Artinya, haram hukumnya jika fungsi pemerintah hanya sebatas regulator. Sementara tugas pelaksanaannya diserahkan pada korporasi. Selain itu, pembatasan peran negara hanya sebagai regulator telah melapangkan jalan bagi penjajahan Barat serta hilangnya kemandirian dan kedaulatan negara.
Pembiayaan kesehatan dalam negara khilafah adalah model pembiayaan berkelanjutan. Pembiayaan itu telah ditetapkan pada pos pengeluaran baitul mal, dengan pengeluaran yang bersifat mutlak. Artinya, sekalipun tidak ada harta yang tersedia atau harta tidak mencukupi pada pos yang diperuntukkan bagi pelayanan kesehatan, sementara ada kebutuhan pembiayaan kesehatan, seperti pembiayaan pembangunan rumah sakit, maka ketika itu dibolehkan menarik pajak.Tetapi pajak ini bersifat sementara. Pajak diambil hanya pada orang kaya saja. Itupun sebesar yang dibutuhkan.
Jika akibat dari pungutan pajak ini mengakibatkan kemudaratan pada rakyat, negara boleh berhutang pada rakyat yang kaya. Haram hukumnya berhutang pada negara kafir Barat.
Sementara sumber-sumber pemasukan pembiayaan kesehatan, berasal dari pos kepemilikan umum berupa hasil tambang, hasil laut dan hasil hutan. Selain itu berasal dari pos kepemilikan negara berupa fa'i, kharaj, ghanimah, harta ghulul dan harta temuan.

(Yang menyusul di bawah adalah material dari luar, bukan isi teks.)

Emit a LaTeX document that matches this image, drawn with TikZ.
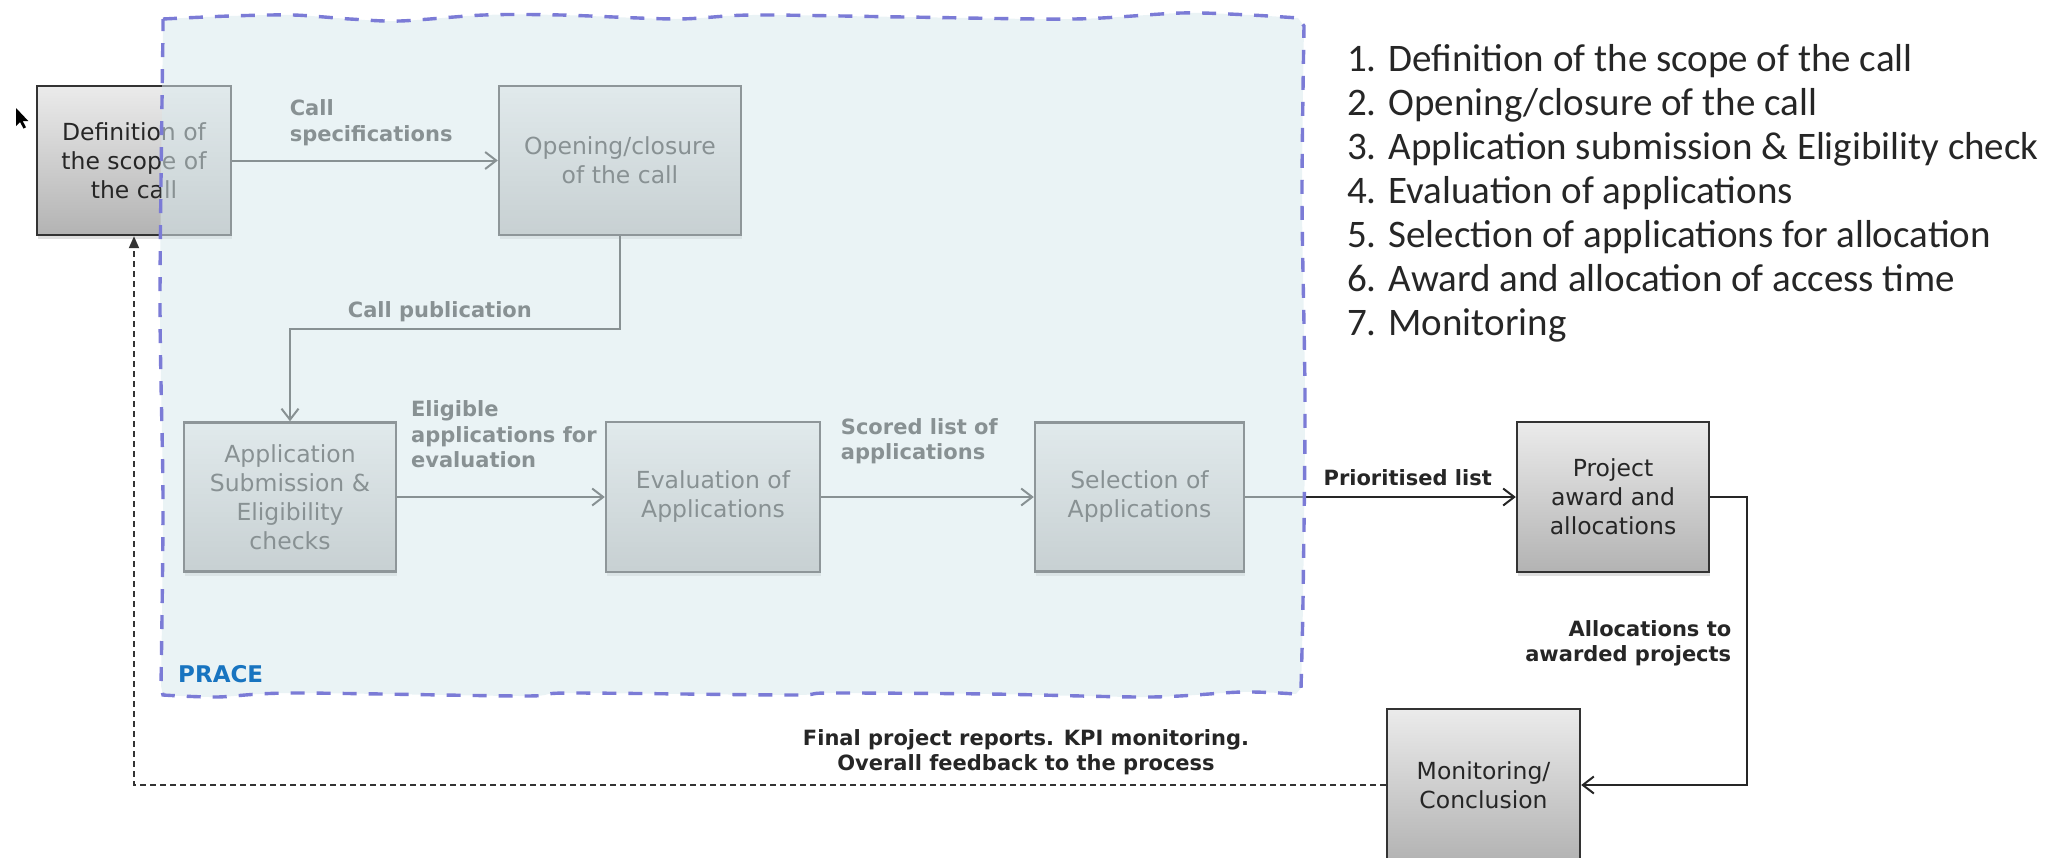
\documentclass[tikz,border=0pt]{standalone}
\usepackage{fontspec}
\setmainfont{DejaVu Sans}
\newfontfamily\listfont{Carlito}
\usetikzlibrary{arrows.meta, shadows}

\definecolor{boxtop}{HTML}{EBEBEB}
\definecolor{boxbot}{HTML}{B3B3B3}
\definecolor{pracefill}{HTML}{D9E9ED}
\definecolor{praceline}{HTML}{7B7BD6}
\definecolor{pracetext}{HTML}{1874C0}

\tikzset{
  stage/.style={draw=black!80, line width=2.4pt, top color=boxtop, bottom color=boxbot,
    text=black!85, align=center, inner sep=0pt, font=\fontsize{23.5}{29}\selectfont,
    drop shadow={shadow xshift=1pt, shadow yshift=-4pt, opacity=0.25}},
  flow/.style={draw=black!85, line width=2pt, -{Straight Barb[length=11pt, width=17pt]}},
  feedback/.style={draw=black!80, line width=1.8pt, dash pattern=on 6pt off 4pt,
    -{Triangle[length=12pt, width=10pt]}},
  lbl/.style={font=\fontsize{21}{25.5}\selectfont\bfseries, text=black!85, inner sep=0pt},
}

\begin{document}
\begin{tikzpicture}[x=1pt, y=-1pt]
    \useasboundingbox (0,0) rectangle (2047,857);
    \clip (0,0) rectangle (2047,857);

    % mouse pointer
    \fill[black] (16,108) -- ++(0,18) -- ++(4,-4) -- ++(3.5,6.5) -- ++(2.5,-1.2) -- ++(-3.3,-6.3) -- ++(5.6,0) -- cycle;

    \node[stage, minimum width=194pt, minimum height=149pt] (def) at (134,160.5) {Definition of\\the scope of\\the call};
    \node[stage, minimum width=242pt, minimum height=149pt] (open) at (620,160.5) {Opening/closure\\of the call};
    \node[stage, minimum width=212pt, minimum height=149pt] (app) at (290,497) {Application\\Submission \&\\Eligibility\\checks};
    \node[stage, minimum width=214pt, minimum height=150pt] (eval) at (713,497) {Evaluation of\\Applications};
    \node[stage, minimum width=209pt, minimum height=149pt] (sel) at (1139.5,497) {Selection of\\Applications};
    \node[stage, minimum width=192pt, minimum height=150pt] (proj) at (1613,497) {Project\\award and\\allocations};
    \node[stage, minimum width=193pt, minimum height=152pt] (mon) at (1483.5,785) {Monitoring/\\Conclusion};

    \draw[flow] (def) -- node[lbl, pos=0.213, anchor=south west, align=left, yshift=14pt] (lspec) {Call\\specifications} (open);
    \draw[flow] (open.south) -- (open.south |- 0,329) -| node[lbl, pos=0.273, anchor=south, yshift=6pt] (lpub) {Call publication} (app.north);
    \draw[flow] (app) -- node[lbl, pos=0.062, anchor=south west, align=left, yshift=28pt] (lelig) {Eligible\\applications for\\evaluation} (eval);
    \draw[flow] (eval) -- node[lbl, pos=0.088, anchor=south west, align=left, yshift=32pt] (lscore) {Scored list of\\applications} (sel);
    \draw[flow] (sel) -- node[lbl, pos=0.286, anchor=south west, yshift=10pt] (lprio) {Prioritised list} (proj);
    \draw[flow] (proj.east) -- ++(37,0) |- node[lbl, pos=0.254, anchor=east, align=right, xshift=-15pt] (lalloc) {Allocations to\\awarded projects} (mon.east);
    \draw[feedback] (mon.west) -| node[lbl, pos=0.1437, anchor=south, align=center, yshift=9pt] (lfeed) {Final project reports. KPI monitoring.\\Overall feedback to the process} (def.south);

    % PRACE area, laid over the steps it covers
    \draw[praceline, line width=3.4pt, dash pattern=on 14pt off 12pt, fill=pracefill, fill opacity=0.55, draw opacity=1]
        plot[smooth] coordinates {(163,19) (230,16) (293,15) (350,19) (400,21) (484,15) (561,15) (676,19) (752,15) (905,17) (1074,19) (1181,13) (1250,15) (1298,18)}
        -- plot[smooth] coordinates {(1304,26) (1302,200) (1305,400) (1303,600) (1301,688)}
        -- plot[smooth] coordinates {(1296,694) (1242,692) (1150,697) (990,694) (829,693) (790,695) (569,693) (523,696) (293,693) (217,697) (163,695)}
        -- plot[smooth] coordinates {(161,686) (163,500) (160,300) (163,30)}
        -- cycle;
    \node[font=\fontsize{23}{23}\selectfont\bfseries, text=pracetext, anchor=west, inner sep=0pt] (prace) at (178,674) {PRACE};

    \node[font=\listfont\fontsize{39}{44}\selectfont, text=black!85, anchor=north west, align=left, inner sep=0pt] (steps) at (1347,44)
        {1. Definition of the scope of the call\\2. Opening/closure of the call\\3. Application submission \& Eligibility check\\4. Evaluation of applications\\5. Selection of applications for allocation\\6. Award and allocation of access time\\7. Monitoring};
\end{tikzpicture}
\end{document}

Model Anggaran Pendapatan Belanja Negara Khilafah meniscayakan negara memiliki kemampuan finansial yang memadai untuk menjalankan fungsinya.
Dengan demikian Islam tidak mengenal pembiayaan berbasis pajak, asuransi dan pembiayaan berbasis kinerja. Sebab semua itu konsep batil yang diharamkan Allah.